At a UNESCO/UNEVOC conference on the occasion of World Youth Skills Day, on 15 July, in Bonn, Cedefop Director James Calleja said that one of the key reasons vocational education and training (VET) is not attractive enough to young and older learners and workers is education and employment authorities’ fear to reform it and raise its profile.
By doing that, he added, VET will achieve higher visibility and recognition in the community and among key stakeholders.
Mr Calleja was addressing over 150 participants from UNESCO/UNEVOC Member States as well as key international players in technical vocational education and training (TVET).
Speakers proposed measures countries should take in TVET to place education and training at the core of the 2030 agenda for sustainable development. TVET has the potential to contribute to creating sustainable economies and societies by preparing youth and adults for employment, entrepreneurship and by promoting gender equality and social equity.
The Cedefop Director spoke about key factors preventing VET from achieving the attractiveness it deserves to inspire and empower youth through skills development.
Quality assurance issues topped his list followed by the often unresolved issue of permeability between higher education and VET, the negative sociocultural perceptions of VET, the fear to implement reform and increase its visibility, learning environments not showing young people in compulsory education the value of VET programmes, teacher training which requires more structural organisation, blinkered guidance and counselling for young adults, especially those who wish to take the VET learning pathway, poor job offers for persons with VET qualifications, disagreement at governance level on the complementarity between skills for life and skills for jobs, and failure to recognise informal and non-formal learning and assign credits that would enable VET mobility.

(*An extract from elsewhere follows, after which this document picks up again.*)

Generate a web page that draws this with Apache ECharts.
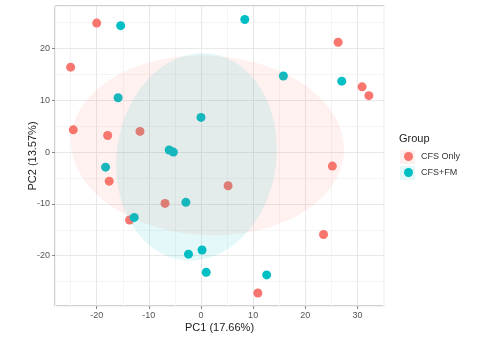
<!DOCTYPE html>
<html>
<head>
<meta charset="utf-8">
<script src="https://cdn.jsdelivr.net/npm/echarts@6/dist/echarts.min.js"></script>
<style>
    html, body {margin:0;padding:0;background:#fff;}
    #chart {width:490px;height:338px;}
</style>
</head>
<body>
<div id="chart"></div>
<script>
    // PCA scores
    var onlyX = [-20.0, -25.0, -24.5, -17.9, -11.7, 26.3, 30.9, 32.2, 25.2, -17.6, -6.9, 5.2, -13.7, 23.5, 10.9];
    var onlyY = [24.9, 16.4, 4.3, 3.2, 4.0, 21.2, 12.6, 10.9, -2.7, -5.6, -9.9, -6.5, -13.1, -15.9, -27.2];
    var fmX = [-15.4, 8.4, -15.9, 0.0, -6.1, -5.3, -18.3, 15.8, 27.0, -2.9, -12.8, -2.4, 0.2, 1.0, 12.6];
    var fmY = [24.4, 25.6, 10.5, 6.7, 0.4, 0.0, -2.9, 14.7, 13.7, -9.7, -12.6, -19.7, -18.9, -23.2, -23.7];

    // group ellipses: centre x, centre y, semi-axis x, semi-axis y, rotation (deg)
    var ellipseOnly = [1.25, 1.3, 26.2, 17.3, -3];
    var ellipseFM = [-0.86, -0.92, 15.3, 20.1, -8];

    var xTicks = [-20, -10, 0, 10, 20, 30];
    var yTicks = [-20, -10, 0, 10, 20];
    var groups = ['CFS Only', 'CFS+FM'];
    var colors = ['#F8766D', '#00BFC4'];
    var fills = ['rgba(248,118,109,0.1)', 'rgba(0,191,196,0.1)'];

    var font = 'Liberation Sans, Arial, sans-serif';

    function zip(xs, ys) {
        return xs.map(function (x, i) { return [x, ys[i]]; });
    }

    function renderEllipse(params, api) {
        var cx = api.value(0), cy = api.value(1), rx = api.value(2), ry = api.value(3);
        var a = api.value(4) * Math.PI / 180;
        var pts = [];
        for (var i = 0; i < 120; i++) {
            var t = i / 120 * Math.PI * 2;
            var ex = rx * Math.cos(t), ey = ry * Math.sin(t);
            pts.push(api.coord([cx + ex * Math.cos(a) - ey * Math.sin(a),
                                cy + ex * Math.sin(a) + ey * Math.cos(a)]));
        }
        return {type: 'polygon', shape: {points: pts}, style: {fill: fills[params.dataIndex], stroke: null}};
    }

    var chart = echarts.init(document.getElementById('chart'));

    var majorX = {
        type: 'value', min: -28, max: 35.1, minInterval: 10, maxInterval: 10, z: 1,
        splitLine: {lineStyle: {color: '#e8e8e8', width: 1}},
        axisLine: {show: false, onZero: false},
        axisTick: {show: true, customValues: xTicks, length: 3, lineStyle: {color: '#888'}},
        axisLabel: {customValues: xTicks, margin: 5, fontSize: 9, color: '#555', fontFamily: font},
        name: 'PC1 (17.66%)', nameLocation: 'middle', nameGap: 16, nameMoveOverlap: false,
        nameTextStyle: {fontSize: 11, color: '#222', fontFamily: font}
    };
    var minorX = {
        type: 'value', min: -28, max: 35.1, minInterval: 5, maxInterval: 5, position: 'top', z: 0,
        splitLine: {lineStyle: {color: '#f4f4f4', width: 1}},
        axisLine: {show: false, onZero: false}, axisTick: {show: false}, axisLabel: {show: false}
    };
    var majorY = {
        type: 'value', min: -29.7, max: 28.2, minInterval: 10, maxInterval: 10, z: 1,
        splitLine: {lineStyle: {color: '#e8e8e8', width: 1}},
        axisLine: {show: false, onZero: false},
        axisTick: {show: true, customValues: yTicks, length: 3, lineStyle: {color: '#888'}},
        axisLabel: {customValues: yTicks, margin: 5, fontSize: 9, color: '#555', fontFamily: font},
        name: 'PC2 (13.57%)', nameLocation: 'middle', nameGap: 17, nameRotate: 90, nameMoveOverlap: false,
        nameTextStyle: {fontSize: 11, color: '#222', fontFamily: font}
    };
    var minorY = {
        type: 'value', min: -29.7, max: 28.2, minInterval: 5, maxInterval: 5, position: 'right', z: 0,
        splitLine: {lineStyle: {color: '#f4f4f4', width: 1}},
        axisLine: {show: false, onZero: false}, axisTick: {show: false}, axisLabel: {show: false}
    };

    var option = {
        animation: false,
        backgroundColor: '#fff',
        textStyle: {fontFamily: font},
        title: {
            text: 'Group', left: 399, top: 133, padding: 0,
            textStyle: {fontSize: 11, fontWeight: 'normal', color: '#222', fontFamily: font}
        },
        legend: [
            {data: [groups[0]], left: 404, top: 152, padding: 0, icon: 'circle', itemWidth: 9, itemHeight: 9,
             textStyle: {fontSize: 9, color: '#333', fontFamily: font, padding: [0, 0, 0, 3]}},
            {data: [groups[1]], left: 404, top: 168, padding: 0, icon: 'circle', itemWidth: 9, itemHeight: 9,
             textStyle: {fontSize: 9, color: '#333', fontFamily: font, padding: [0, 0, 0, 3]}}
        ],
        graphic: [
            {type: 'rect', left: 400, top: 150, shape: {width: 15, height: 14}, style: {fill: fills[0]}, z: -1},
            {type: 'rect', left: 400, top: 166, shape: {width: 15, height: 14}, style: {fill: fills[1]}, z: -1}
        ],
        grid: {left: 55, top: 6, right: 106, bottom: 31, show: true, borderColor: '#a0a0a0', borderWidth: 1},
        xAxis: [majorX, minorX],
        yAxis: [majorY, minorY],
        series: [
            {name: groups[0], type: 'scatter', data: zip(onlyX, onlyY), symbolSize: 9,
             itemStyle: {color: colors[0], opacity: 1}, z: 2},
            {name: groups[1], type: 'scatter', data: zip(fmX, fmY), symbolSize: 9,
             itemStyle: {color: colors[1], opacity: 1}, z: 2},
            {name: 'ellipses', type: 'custom', renderItem: renderEllipse, data: [ellipseOnly, ellipseFM],
             encode: {x: 0, y: 1}, silent: true, z: 3}
        ]
    };
    chart.setOption(option);
    window.onresize = function () {
        chart.resize();
    };
</script>
</body>
</html>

According to Mr Calleja, these factors add to VET’s unattractive profile even though several Member States are increasing skills competitions and media campaigns to encourage enterprises to invest in VET. European initiatives, policies and tools that strengthen VET provision are also on the increase.
A video message by UNESCO’s Director-General Irina Bokova opened the conference. Head of UNESCO/UNEVOC Shyamal Majumdar and UNESCO’S Director of policies and lifelong learning systems David Atchoarena spoke of the need to transform TVET systems for sustainable development linked to the 2030 sustainable development goals and UNESCO’s TVET strategy.
Other speakers included Cedefop’s Bureau Member Peter Thiele, UNESCO’S Director of lifelong learning institute Arne-Carlsen and Vice-President World Skills International Jos de Goey.